Some six million customers had now signed up to the myWaitrose scheme and 70% of sales were to cardholders.

More than a million customers had joined the Pick Your Own Offers scheme launched in June. Waitrose had also launched a new app, which had made it more convenient for customers to change their selection of the 10 products out of a choice of more than a thousand on which they would like discount.

Twelve new branches opened, including 10 supermarkets and two Little Waitrose shops. This included two relocations and one acquisition. Two of the new branches, Basingstoke and Horsham, were in combined premises with John Lewis shops while the King’s Cross branch had the third Waitrose cookery school.

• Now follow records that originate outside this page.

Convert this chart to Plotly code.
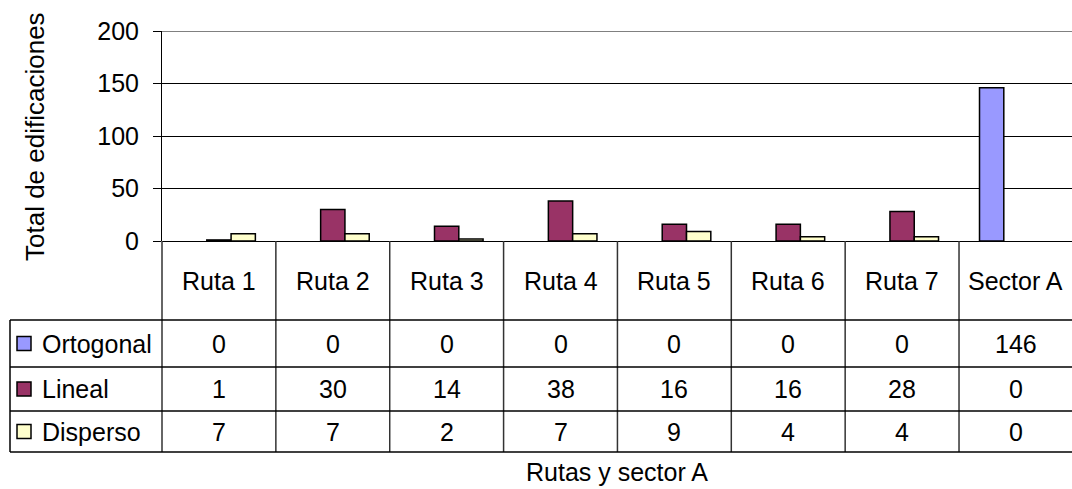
import plotly.graph_objects as go

# Data
categories = ["Ruta 1", "Ruta 2", "Ruta 3", "Ruta 4", "Ruta 5", "Ruta 6", "Ruta 7", "Sector A"]
series_names = ["Ortogonal", "Lineal", "Disperso"]
ortogonal = [0, 0, 0, 0, 0, 0, 0, 146]
lineal = [1, 30, 14, 38, 16, 16, 28, 0]
disperso = [7, 7, 2, 7, 9, 4, 4, 0]
y_ticks = [0, 50, 100, 150, 200]

series_values = [ortogonal, lineal, disperso]
series_colors = ["#9999FF", "#993366", "#FFFFCC"]

FONT = "Liberation Sans, Arial, sans-serif"
FS = 25

W, H = 1072, 489
PLOT_LEFT, PLOT_TOP, PLOT_BOTTOM = 162, 31, 241
PLOT_H = PLOT_BOTTOM - PLOT_TOP
CAT_W = 113.86


def py(y_px):
    """Pixel row -> paper y coordinate."""
    return (PLOT_BOTTOM - y_px) / PLOT_H


def px(x_px):
    """Pixel column -> paper x coordinate."""
    return (x_px - PLOT_LEFT) / (W - PLOT_LEFT)


fig = go.Figure()
for name, vals, col in zip(series_names, series_values, series_colors):
    # empty bars get no outline so nothing is drawn on the baseline
    outline_w = [1.5 if v else 0 for v in vals]
    fig.add_trace(go.Bar(
        x=categories, y=vals, name=name,
        marker=dict(color=col, line=dict(color="black", width=outline_w)),
        showlegend=False,
    ))

x_max = -0.5 + (W - PLOT_LEFT) / CAT_W

fig.update_layout(
    width=W, height=H,
    margin=dict(l=PLOT_LEFT, r=0, t=PLOT_TOP, b=H - PLOT_BOTTOM, pad=0),
    paper_bgcolor="white", plot_bgcolor="white",
    font=dict(family=FONT, size=FS, color="black"),
    barmode="group", bargap=0.36, bargroupgap=0,
    xaxis=dict(type="category", range=[-0.5, x_max], showticklabels=False,
               showgrid=False, showline=False, ticks="", zeroline=False,
               fixedrange=True),
    yaxis=dict(range=[0, 200], tickvals=y_ticks, ticks="outside", ticklen=8,
               tickcolor="black", tickwidth=1, showline=True, linecolor="black",
               linewidth=1, showgrid=True, gridcolor="black", gridwidth=1,
               zeroline=True, zerolinecolor="black", zerolinewidth=1,
               ticklabelstandoff=9, tickfont=dict(size=FS), fixedrange=True),
)

shapes = []
# Plot-area top border
shapes.append(dict(type="line", xref="paper", yref="y", x0=0, x1=1, y0=200, y1=200,
                   line=dict(color="#808080", width=2), layer="above"))

# Data table geometry (pixel rows)
header_bottom = 320
row_edges = [320, 367, 411, 452]
table_left = 10

# Vertical axis line continues down through the table
shapes.append(dict(type="line", xref="paper", yref="paper", x0=0, x1=0,
                   y0=py(PLOT_BOTTOM), y1=py(row_edges[-1]),
                   line=dict(color="#333333", width=1.5)))
# Column separators between categories
for i in range(1, len(categories)):
    shapes.append(dict(type="line", xref="x", yref="paper", x0=i - 0.5, x1=i - 0.5,
                       y0=py(PLOT_BOTTOM), y1=py(row_edges[-1]),
                       line=dict(color="#333333", width=1.5)))
# Horizontal row lines
for yy in row_edges:
    shapes.append(dict(type="line", xref="paper", yref="paper", x0=px(table_left), x1=1,
                       y0=py(yy), y1=py(yy),
                       line=dict(color="black", width=1.5)))
# Left border of legend column
shapes.append(dict(type="line", xref="paper", yref="paper", x0=px(table_left), x1=px(table_left),
                   y0=py(row_edges[0]), y1=py(row_edges[-1]),
                   line=dict(color="black", width=1.5)))

annotations = []
# Header row: category names
for c in categories:
    annotations.append(dict(x=c, xref="x", y=py((PLOT_BOTTOM + header_bottom) / 2), yref="paper",
                            text=c, showarrow=False, font=dict(size=FS),
                            xanchor="center", yanchor="middle"))

# Series rows: legend key, name, values
for r, (name, vals, col) in enumerate(zip(series_names, series_values, series_colors)):
    yc = (row_edges[r] + row_edges[r + 1]) / 2
    shapes.append(dict(type="rect", xref="paper", yref="paper",
                       x0=px(17), x1=px(31), y0=py(yc - 7), y1=py(yc + 7),
                       fillcolor=col, line=dict(color="black", width=1.5)))
    annotations.append(dict(x=px(40), xref="paper", y=py(yc), yref="paper",
                            text=name, showarrow=False, font=dict(size=FS),
                            xanchor="left", yanchor="middle"))
    for c, v in zip(categories, vals):
        annotations.append(dict(x=c, xref="x", y=py(yc), yref="paper",
                                text=str(v), showarrow=False, font=dict(size=FS),
                                xanchor="center", yanchor="middle"))

# Axis titles
annotations.append(dict(x=0.5, xref="paper", y=py(472), yref="paper",
                        text="Rutas y sector A", showarrow=False, font=dict(size=FS),
                        xanchor="center", yanchor="middle"))
annotations.append(dict(x=px(35), xref="paper", y=py(137), yref="paper",
                        text="Total de edificaciones", showarrow=False, font=dict(size=26),
                        textangle=-90, xanchor="center", yanchor="middle"))

fig.update_layout(shapes=shapes, annotations=annotations)
fig.write_html("out.html")
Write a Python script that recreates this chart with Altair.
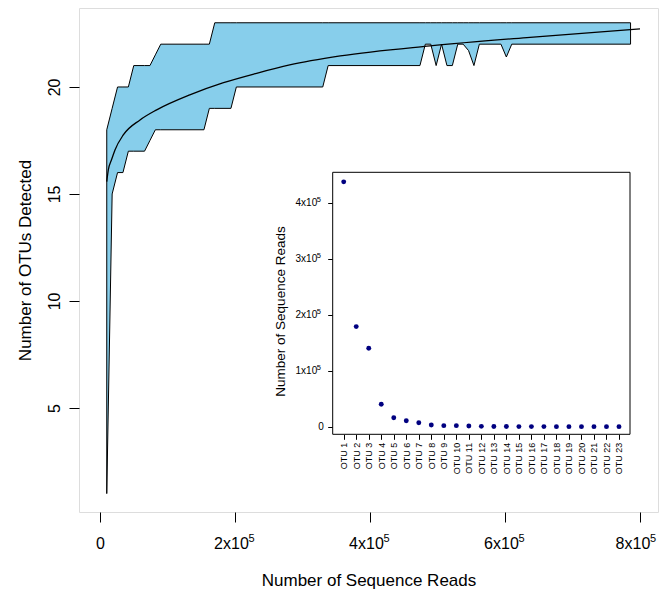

Major redevelopments of shops in Saffron Walden and Bayswater were carried out and it managed the planned closure of two convenience stores in Sutton Coldfield and Walton-on-Thames. It had also announced the planned closure of its convenience store in Tottenham Court Road.

Waitrose’s first national distribution centre opened in Milton Keynes at the end of July, which it said would build capacity to handle 25,000 longer-life ambient products.

John Lewis Partnership reported pre-tax profit before exceptionals down 10.9%, attributed to higher pension charges and lower property profits.

“Excluding these, our profits were around 7% up on last year which, together with a strengthening balance sheet, represents good progress over the year,” said chairman Sir Charlie Mayfield.